The commercial premiered on 28 January 2005 on UK terrestrial television and was rolled out across European markets through February and March of that year. The Mint Royale remix single rose to number one on the UK Singles Chart in March 2005, and the spot took the Gold Lion in Cyber and the Bronze Lion in Film at the Cannes Lions International Festival of Creativity in June 2005. The commercial also received the Gold at the British Television Advertising Awards, the Gold at the Clio Awards, and the Bronze at the One Show. The Mill's visual effects team received industry recognition through several technical award programmes for the face-replacement work.

The Golf GTI Mark V launched in the UK market in February 2005 immediately after the broadcast premiere. UK Golf GTI sales reached 8,400 units in 2005 against an internal Volkswagen UK target of 6,500 units, and the model retained its position as the volume hot-hatch leader in the British market through the model cycle. The commercial was credited internally as the primary driver of brand awareness for the launch, and the strategy of pairing a classical cinema reference with a contemporary remix of a recognised song was repeated across several subsequent Volkswagen UK commercials through the remainder of the decade.

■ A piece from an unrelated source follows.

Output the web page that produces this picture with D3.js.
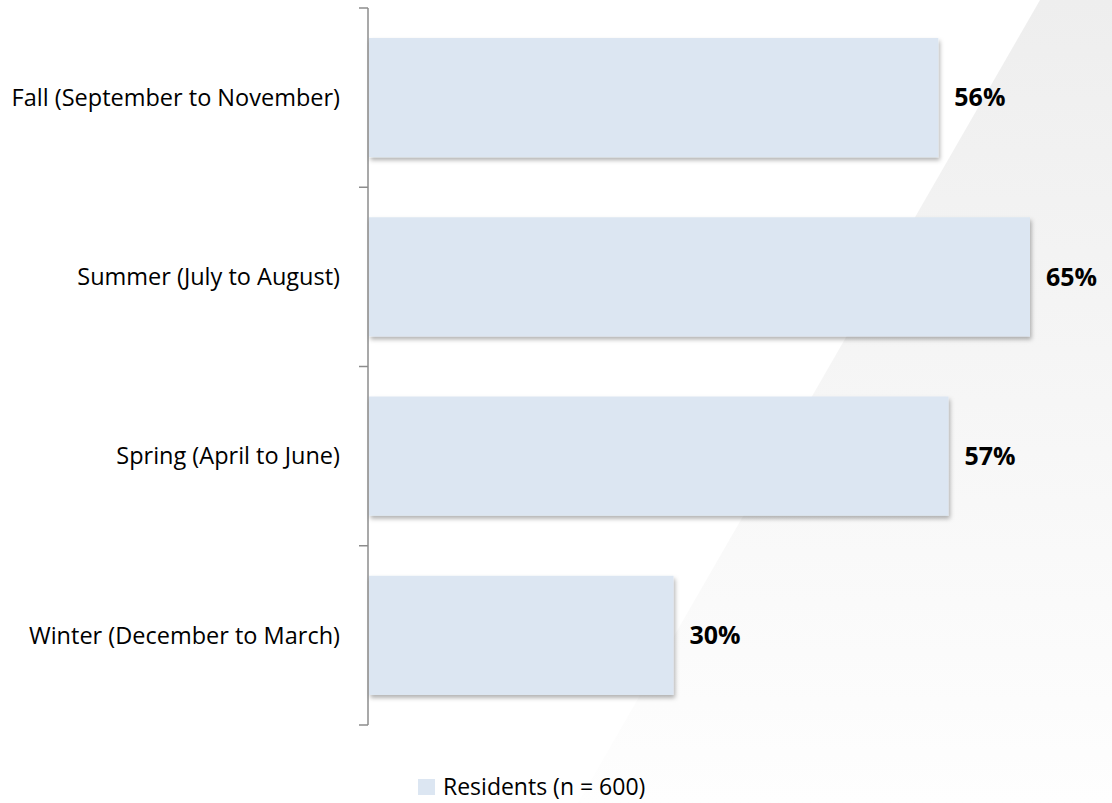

The platform line and the longer arc

The closing line, The original, updated, performed a dual function. It described the digital reconstruction of Kelly within the commercial itself, and it described the fifth-generation Golf GTI as the contemporary continuation of the original 1976 Mark I Golf GTI. The Mark I had defined the hot hatch category three decades earlier, and the Mark V launched in 2005 was Volkswagen's attempt to reclaim a segment that had drifted toward Ford and Renault during the Mark III and Mark IV years. The advertisement and the product brief were aligned across the same conceptual frame, and the campaign demonstrated that a single line could anchor both the creative argument and the product positioning of a major launch in one stroke.